UNHCR regrets deportations of Venezuelans from Trinidad and Tobago

UNHCR, the UN Refugee Agency in a press release issued today expressed it deeply regrets the deportation this past weekend by Trinidad and Tobago of 82 Venezuelan nationals. According to the agency, these include registered asylum-seekers and individuals who had declared an intention to apply for refugee status, making their return to Venezuela a breach of international refugee law.

“The forced return of this group is of great concern,” said Volker Türk, UNHCR’s Assistant High Commissioner for Protection. “We are in contact with the authorities and are seeking clarification on the legal process which has led to the deportations of this group, to ensure that Trinidad and Tobago continues to abide by its international obligations.”

The group, which had been held in detention in Trinidad and Tobago, was deported from the country on Saturday despite UNHCR’s request for access to the individuals concerned and written interventions.

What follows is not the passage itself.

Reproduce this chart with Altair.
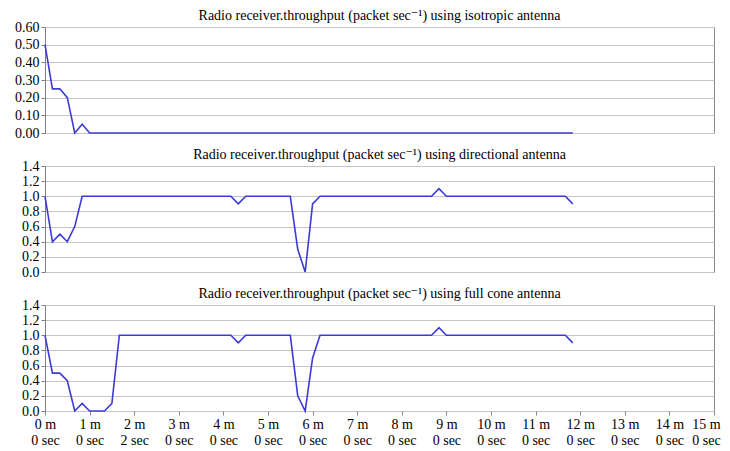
import altair as alt
import pandas as pd

# sampling step of the series, seconds
step_sec = 10

isotropic = [0.5, 0.25, 0.25, 0.2, 0.0, 0.05] + [0.0] * 66
directional = ([1.0, 0.4, 0.5, 0.4, 0.6] + [1.0] * 21 + [0.9] + [1.0] * 7 +
               [0.3, 0.0, 0.9] + [1.0] * 16 + [1.1] + [1.0] * 17 + [0.9])
full_cone = ([1.0, 0.5, 0.5, 0.4, 0.0, 0.1, 0.0, 0.0, 0.0, 0.1] + [1.0] * 16 + [0.9] +
             [1.0] * 7 + [0.2, 0.0, 0.7] + [1.0] * 16 + [1.1] + [1.0] * 17 + [0.9])

titles = [
    "Radio receiver.throughput  (packet sec\u207b\u00b9) using isotropic  antenna",
    "Radio receiver.throughput  (packet sec\u207b\u00b9) using directional  antenna",
    "Radio receiver.throughput  (packet sec\u207b\u00b9) using full  cone  antenna",
]

x_tick_minutes = list(range(0, 16))
x_tick_seconds = [0, 0, 2, 0, 0, 0, 0, 0, 0, 0, 0, 0, 0, 0, 0, 0]

y_top_ticks = [0.0, 0.1, 0.2, 0.3, 0.4, 0.5, 0.6]
y_other_ticks = [0.0, 0.2, 0.4, 0.6, 0.8, 1.0, 1.2, 1.4]

FONT = "'Liberation Serif', 'Times New Roman', 'DejaVu Serif', serif"
LINE_COLOR = "#3c3cd2"
W, H = 669, 106


def make_df(vals):
    return pd.DataFrame({"minutes": [i * step_sec / 60 for i in range(len(vals))],
                         "value": vals})


label_expr = ("[datum.value + ' m', " + str(x_tick_seconds) +
              "[datum.value] + ' sec']")


def panel(vals, title, ticks, fmt, show_x):
    if show_x:
        xaxis = alt.Axis(values=x_tick_minutes, labelExpr=label_expr, grid=False,
                         title=None, domain=False, ticks=True, tickSize=4,
                         tickColor="#888888", labelFont=FONT, labelFontSize=14,
                         labelColor="#000000", labelPadding=2, labelLineHeight=16,
                         labelBaseline="top", labelFlush=False,
                         labelOffset={"condition": {"test": "datum.value == 15",
                                                    "value": -8},
                                      "value": 0})
    else:
        xaxis = None
    return alt.Chart(make_df(vals)).mark_line(color=LINE_COLOR, strokeWidth=1.6).encode(
        x=alt.X("minutes:Q", scale=alt.Scale(domain=[0, 15], nice=False), axis=xaxis),
        y=alt.Y("value:Q",
                scale=alt.Scale(domain=[ticks[0], ticks[-1]], nice=False),
                axis=alt.Axis(values=ticks, format=fmt, title=None, grid=True,
                              gridColor="#c4c4c4", domainColor="#808080",
                              tickColor="#808080", tickSize=4,
                              labelFont=FONT, labelFontSize=14, labelColor="#000000",
                              labelPadding=2)),
    ).properties(
        width=W, height=H,
        title=alt.TitleParams(title, font=FONT, fontSize=14, fontWeight="normal",
                              color="#000000", anchor="middle", offset=-3),
    )


chart = alt.vconcat(
    panel(isotropic, titles[0], y_top_ticks, ".2f", False),
    panel(directional, titles[1], y_other_ticks, ".1f", False),
    panel(full_cone, titles[2], y_other_ticks, ".1f", True),
    spacing=6,
).configure_view(
    stroke="#8a8a8a", strokeWidth=1
).properties(
    padding={"left": 6, "top": 0, "right": 0, "bottom": 0}
)

chart.save("out.html", embed_options={"renderer": "svg", "actions": False})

UNHCR calls on Trinidad and Tobago to continue to abide by its international obligations as signatories to the 1951 Refugee Convention and other applicable international instruments that are incorporated into its official Refugee Policy, in particular the principle of non-return, known as non-refoulement, and Article 31 of the Convention which requests signatories “not to impose penalties, on account of their illegal entry or presence” to people who are in need of international protection.

The UN system in Trinidad and Tobago last Sunday, also indicated it was concerned by the return of Venezuelans. "The United Nations is concerned for the welfare of these people and is in contact with the appropriate authorities in Port of Spain to ensure that any person in need of protection will get it without fail," said the UN Resident Coordinator, Richard Blewitt, through a press release.

Mr. Blewitt’s comments came after the Ministry of National Security announced that 82 Venezuelan citizens who had been held in detention in Trinidad and Tobago, had been turned over to the Venezuelan Embassy for repatriation to Venezuela.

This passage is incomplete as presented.